You are here: Sampling > Sampling Methods > Random Sampling

Random Sampling

Random sampling is the least preferred sampling method. In random sampling, you specify the population size p, the number of items to select n and a random seed. Analyzer uses the random seed to initialize a random number generator. It then produces n numbers between zero and p and sorts the numbers in ascending order. Analyzer will not generate the same random number twice. If more than one random number of the same value is generated, it is discarded and replaced by a new one.

Note: The maximum sample size that can be specified for random samples (Record or Monetary Unit Sampling) is 5000.

Remember that for monetary unit samples, the item selected is actually a cent, not a dollar, so it is unlikely that any numbers in a monetary unit sample will be discarded. The implication of this is that in record sampling the same record will not be selected twice, but in monetary unit sampling, the same record might be selected more than once.

Once the list of selections has been established, Analyzer selects those specific items. For example, if the population is 1,000, the sample size is 5 and the random seed is 9084633983, Analyzer might generate the numbers 244, 261, 339, 874 and 985. These specific items would then be selected.

If you use random sampling, be aware that while each item has an equal chance of selection, there is no guarantee that the results will be evenly distributed. In the example above, there is a gap between 339 and 874 of more than 500 items from which no selections were made. An equivalent fixed-interval sample would ensure that no gap exceeded 200.

There is also no top stratum cutoff in random sampling. If our example were a monetary unit sample, it would be possible for one item representing over half of the file to not be selected at all if it fell in the gap noted above. This means that a random sample may under-sample certain segments of the population and material transactions may be completely skipped.

Because there is no way to prevent selection of numbers that are “close” as opposed to “the same” in monetary unit samples, the same entry might be selected more than once or even many times. The result is that random sampling is generally the least suitable sampling method. However, it is available if you need it.

If you check the No Repeats checkbox to limit successive draws, a random sample may produce fewer selections than you asked for. In a random MUS, if two of the random numbers generated are close, they may actually be part of the same record. If this occurs, Analyzer does not select another item. For more information, see Sampling With and Without Replacement.

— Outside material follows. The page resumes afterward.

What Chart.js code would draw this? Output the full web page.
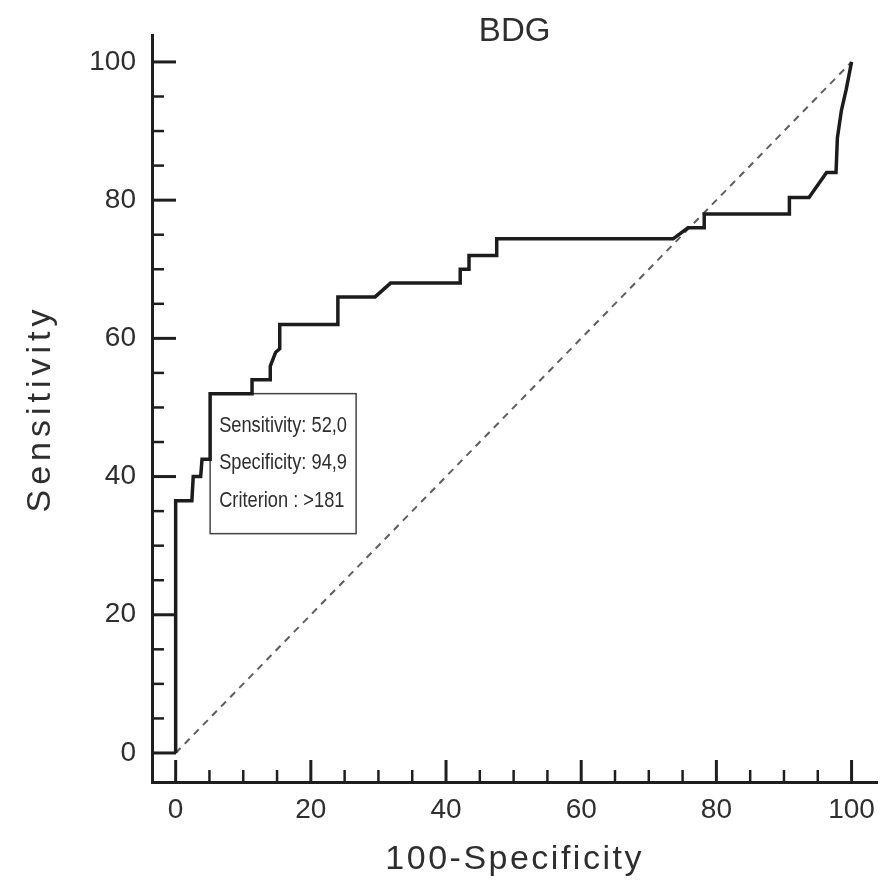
<!DOCTYPE html>
<html>
<head>
<meta charset="utf-8">
<script src="https://cdn.jsdelivr.net/npm/chart.js@4.4.1/dist/chart.umd.min.js"></script>
<style>
  html, body { margin: 0; padding: 0; background: #ffffff; }
  #wrap { width: 886px; height: 889px; position: relative; }
</style>
</head>
<body>
<div id="wrap"><canvas id="c" width="886" height="889"></canvas></div>
<script>
// ---- data ----
const chartTitle = 'BDG';
const xAxisTitle = '100-Specificity';
const yAxisTitle = 'Sensitivity';

// ROC curve vertices (100 - specificity, sensitivity)
const rocFpr = [0, 0, 2.4, 2.6, 3.7, 3.9, 5.1, 5.1, 11.3, 11.3, 14.0, 14.0, 14.8, 15.4, 15.4, 24.0, 24.0, 29.5, 31.8, 42.1, 42.1, 43.4, 43.4, 47.5, 47.5, 73.6, 75.8, 78.2, 78.2, 90.8, 90.8, 93.7, 96.3, 97.7, 97.9, 98.5, 99.2, 100];
const rocTpr = [0, 36.5, 36.5, 40, 40, 42.5, 42.5, 52, 52, 54, 54, 56, 58, 58.5, 62, 62, 66, 66, 68, 68, 70, 70, 72, 72, 74.4, 74.4, 76, 76, 78, 78, 80.4, 80.4, 84, 84, 89, 93, 96, 100];

// reference diagonal
const diagX = [0, 100];
const diagY = [0, 100];

// tick values and labels
const tickValues = [0, 5, 10, 15, 20, 25, 30, 35, 40, 45, 50, 55, 60, 65, 70, 75, 80, 85, 90, 95, 100];
const majorTickValues = [0, 20, 40, 60, 80, 100];
const tickLabels = ['0', '20', '40', '60', '80', '100'];

// operating point annotation
const cutoffPoint = { x: 5.1, y: 52 };
const cutoffLines = ['Sensitivity: 52,0', 'Specificity: 94,9', 'Criterion : >181'];

// ---- chart ----
const FONT = "'Liberation Sans', Arial, sans-serif";
const TXT = '#2e2e2e';

function spacedTitle(scale, spacing) {
  if (scale._spacedTitle) return;
  const orig = scale.drawTitle.bind(scale);
  scale.drawTitle = function () {
    const ctx = this.ctx;
    ctx.save();
    if ('letterSpacing' in ctx) ctx.letterSpacing = spacing;
    orig();
    ctx.restore();
  };
  scale._spacedTitle = true;
}

const innerTicks = {
  id: 'innerTicks',
  afterDraw(chart) {
    const { ctx, chartArea } = chart;
    const xs = chart.scales.x, ys = chart.scales.y;
    ctx.save();
    ctx.strokeStyle = '#1e1e1e';
    ctx.lineCap = 'butt';
    tickValues.forEach(v => {
      const major = majorTickValues.includes(v);
      ctx.lineWidth = major ? 3 : 2.5;
      const px = xs.getPixelForValue(v);
      ctx.beginPath();
      ctx.moveTo(px, chartArea.bottom);
      ctx.lineTo(px, chartArea.bottom - (major ? 22 : 12));
      ctx.stroke();
      const py = ys.getPixelForValue(v);
      ctx.beginPath();
      ctx.moveTo(chartArea.left, py);
      ctx.lineTo(chartArea.left + (major ? 24 : 12), py);
      ctx.stroke();
    });
    ctx.restore();
  }
};

const titleAndBox = {
  id: 'titleAndBox',
  beforeDatasetsDraw(chart) {
    const { ctx, chartArea } = chart;
    const xs = chart.scales.x, ys = chart.scales.y;
    ctx.save();
    // title
    ctx.fillStyle = TXT;
    ctx.font = "33px " + FONT;
    ctx.textAlign = 'center';
    ctx.textBaseline = 'middle';
    ctx.fillText(chartTitle, (chartArea.left + chartArea.right) / 2, 32);
    // annotation box
    const bx = xs.getPixelForValue(cutoffPoint.x);
    const by = ys.getPixelForValue(cutoffPoint.y);
    const bw = 146, bh = 140;
    ctx.fillStyle = '#ffffff';
    ctx.fillRect(bx, by, bw, bh);
    ctx.strokeStyle = '#444';
    ctx.lineWidth = 1.5;
    ctx.strokeRect(bx, by, bw, bh);
    ctx.fillStyle = TXT;
    ctx.font = "22px " + FONT;
    ctx.textAlign = 'left';
    ctx.textBaseline = 'middle';
    cutoffLines.forEach((t, i) => {
      ctx.save();
      ctx.translate(bx + 9, by + 32 + i * 37.5);
      ctx.scale(0.83, 1);
      ctx.fillText(t, 0, 0);
      ctx.restore();
    });
    ctx.restore();
  }
};

new Chart(document.getElementById('c'), {
  type: 'scatter',
  data: {
    datasets: [
      {
        label: 'ROC',
        data: rocFpr.map((x, i) => ({ x, y: rocTpr[i] })),
        showLine: true,
        borderColor: '#1c1c1c',
        borderWidth: 3.5,
        pointRadius: 0,
        tension: 0,
        fill: false,
        order: 1
      },
      {
        label: 'Reference',
        data: diagX.map((x, i) => ({ x, y: diagY[i] })),
        showLine: true,
        borderColor: '#5e5e5e',
        borderWidth: 2,
        borderDash: [7, 6],
        pointRadius: 0,
        fill: false,
        order: 2
      }
    ]
  },
  options: {
    responsive: false,
    animation: false,
    layout: { padding: { top: 35, right: 2, left: 0, bottom: 0 } },
    plugins: { legend: { display: false }, tooltip: { enabled: false }, title: { display: false } },
    scales: {
      x: {
        type: 'linear',
        min: -3.5,
        max: 103.8,
        afterFit(scale) { scale.height = 107; spacedTitle(scale, '2.5px'); },
        afterBuildTicks(scale) { scale.ticks = majorTickValues.map(v => ({ value: v })); },
        grid: { display: false, drawTicks: false },
        border: { display: true, color: '#1e1e1e', width: 3 },
        ticks: {
          padding: 11,
          color: TXT,
          font: { family: FONT, size: 28 },
          callback: (v) => { const i = majorTickValues.indexOf(v); return i >= 0 ? tickLabels[i] : ''; }
        },
        title: {
          display: true,
          text: xAxisTitle,
          color: TXT,
          font: { family: FONT, size: 34 },
          padding: { top: 0, bottom: 9 }
        }
      },
      y: {
        type: 'linear',
        min: -4.2,
        max: 103.9,
        afterFit(scale) { scale.width = 152; spacedTitle(scale, '5px'); },
        afterBuildTicks(scale) { scale.ticks = majorTickValues.map(v => ({ value: v })); },
        grid: { display: false, drawTicks: false },
        border: { display: true, color: '#1e1e1e', width: 3 },
        ticks: {
          padding: 16,
          color: TXT,
          font: { family: FONT, size: 28 },
          callback: (v) => { const i = majorTickValues.indexOf(v); return i >= 0 ? tickLabels[i] : ''; }
        },
        title: {
          display: true,
          text: yAxisTitle,
          color: TXT,
          font: { family: FONT, size: 34 },
          padding: { top: 20, bottom: 0 }
        }
      }
    }
  },
  plugins: [innerTicks, titleAndBox]
});
</script>
</body>
</html>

When performing a random sample with field output (not record output), you can request the inclusion of an additional column in the sample output file called ORDER. This column lists the selection order for the sample items drawn. This is useful when you oversample. For ease of use, you can sort or index the sample output file by the ORDER column to see the sample items in selection order. You can then select the first x number of items and, if necessary, go back and select the next x number of items.